Men’s Health Magazine Gets it Right

Recently, as readers of this newsletter know, award winning science reporter Gary Taubes published a best-selling book that questioned the wisdom of low-fat diets and backed up every claim with copious research (over 100 pages worth of footnotes and references). Now a popular magazine has followed suit. The generally excellent Men’s Health magazine has published a well-researched and carefully argued article called “What if Bad Fat Were Actually Good for You?”

Hard as it may be to believe, the concept that fat always raises the risk of heart disease is a flimsy–albeit entrenched–hypothesis at best. In the Men’s Health article, reporter Nina Telcholz looks at the four studies that are generally used to support this theory (and yes, there are really only four). All have holes in them big enough to drive a Humvee through.

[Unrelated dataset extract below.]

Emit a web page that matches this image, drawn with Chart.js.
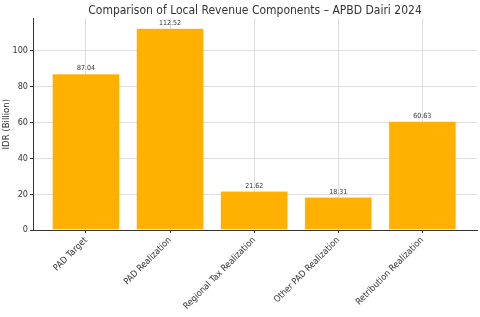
<!DOCTYPE html>
<html>
<head>
<meta charset="utf-8">
<script src="https://cdn.jsdelivr.net/npm/chart.js@4/dist/chart.umd.min.js"></script>
<style>
html,body{margin:0;padding:0;background:#fff;}
#wrap{width:480px;height:317px;position:relative;}
</style>
</head>
<body>
<div id="wrap"><canvas id="c" width="480" height="317"></canvas></div>
<script>
const categories = ["PAD Target", "PAD Realization", "Regional Tax Realization", "Other PAD Realization", "Retribution Realization"];
const values = [87.04, 112.52, 21.62, 18.31, 60.63];
const yTicks = [0, 20, 40, 60, 80, 100];
const titleText = "Comparison of Local Revenue Components – APBD Dairi 2024";
const yTitle = "IDR (Billion)";

const FONT = "'DejaVu Sans Condensed', 'DejaVu Sans', sans-serif";

const valueLabels = {
  id: 'valueLabels',
  afterDatasetsDraw(chart) {
    const ctx = chart.ctx;
    const meta = chart.getDatasetMeta(0);
    ctx.save();
    ctx.font = "7px " + FONT;
    ctx.fillStyle = "#333";
    ctx.textAlign = "center";
    ctx.textBaseline = "bottom";
    meta.data.forEach((bar, i) => {
      ctx.fillText(values[i].toFixed(2), bar.x, bar.y - 2);
    });
    ctx.restore();
  }
};

new Chart(document.getElementById('c'), {
  type: 'bar',
  data: {
    datasets: [{
      data: values.map((v, i) => ({x: i, y: v})),
      backgroundColor: '#FFB000',
      borderColor: '#FFC440',
      borderWidth: 0.5,
      barPercentage: 0.8,
      categoryPercentage: 1.0
    }]
  },
  options: {
    responsive: false,
    animation: false,
    devicePixelRatio: 1,
    layout: {padding: {left: 0, right: 3, top: 0, bottom: 0}},
    plugins: {
      legend: {display: false},
      tooltip: {enabled: false},
      title: {
        display: true,
        fullSize: false,
        text: titleText,
        color: '#333',
        font: {family: FONT, size: 12, weight: 'normal'},
        padding: {top: 4, bottom: 0}
      }
    },
    scales: {
      x: {
        type: 'linear',
        min: -0.63,
        max: 4.65,
        offset: false,
        z: 1,
        afterBuildTicks(scale) { scale.ticks = categories.map((_, i) => ({value: i})); },
        afterFit(scale) { scale.height = 87; },
        ticks: {
          autoSkip: false,
          maxRotation: 45,
          minRotation: 45,
          padding: 2,
          color: '#333',
          font: {family: FONT, size: 9},
          callback: (v) => categories[v]
        },
        grid: {
          offset: false,
          color: '#dddddd',
          borderDash: [2, 2],
          tickColor: '#333',
          tickLength: 3,
          tickBorderDash: []
        },
        border: {display: true, color: '#333', width: 1}
      },
      y: {
        min: 0,
        max: 118.15,
        z: 1,
        afterBuildTicks(scale) { scale.ticks = yTicks.map(v => ({value: v})); },
        afterFit(scale) { scale.width = 33; },
        ticks: {
          color: '#333',
          padding: 2,
          font: {family: FONT, size: 9}
        },
        title: {
          display: true,
          text: yTitle,
          color: '#333',
          font: {family: FONT, size: 9.5},
          padding: {top: 1, bottom: 1}
        },
        grid: {
          color: '#dddddd',
          borderDash: [2, 2],
          tickColor: '#333',
          tickLength: 3,
          tickBorderDash: []
        },
        border: {display: true, color: '#333', width: 1}
      }
    }
  },
  plugins: [valueLabels]
});
</script>
</body>
</html>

And, as author Nina Telcholz points out, the most recent (and expensive, at $725 million) diet study yet, the Women’s Health Initiative, showed that a low fat/ low saturated fat had virtually no benefit whatsoever in reducing heart disease and stroke rates in the 20,000 women who adhered to it for an average of 8 years.

Reporter Telcholz actually wrote about the LDL particle size issue that the authors of the “study” discussed above conveniently forgot to investigate. She correctly points out that studies show that when people replace carbohydrate in their diet with fat–even with saturated fat–the number of small, dense (and damaging) LDL-b particles actually decreases. This may be of more importance than your total cholesterol reading, or even your total LDL cholesterol reading. It’s those small dense particles that are athrogenic, and it’s far better to have a somewhat higher LDL reading with fewer LDL-b’s than it is to have a lower LDL reading in which most of those LDL particles are “the bad guys.”

Case in point: The work of Jeff Volek, RD, PhD, a researcher at the University of Connecticut. Volek–whose rigorous research has been published –found that overweight men and women on a low-carb diet who consumed 36 grams of saturated fat a day actually reduced their number of small dense LDL particles (the real “bad” guys) and reduced their triglycerides (by a whopping 51%). Many researchers consider triglycerides to be more of a risk factor for heart disease than cholesterol ever was.

“The message isn’t that you should gorge on butter, bacon and cheese,” says Volek. “It’s that there’s no scientific reason that natural foods containing saturated fat can’t, or shouldn’t, be part of a healthy diet.”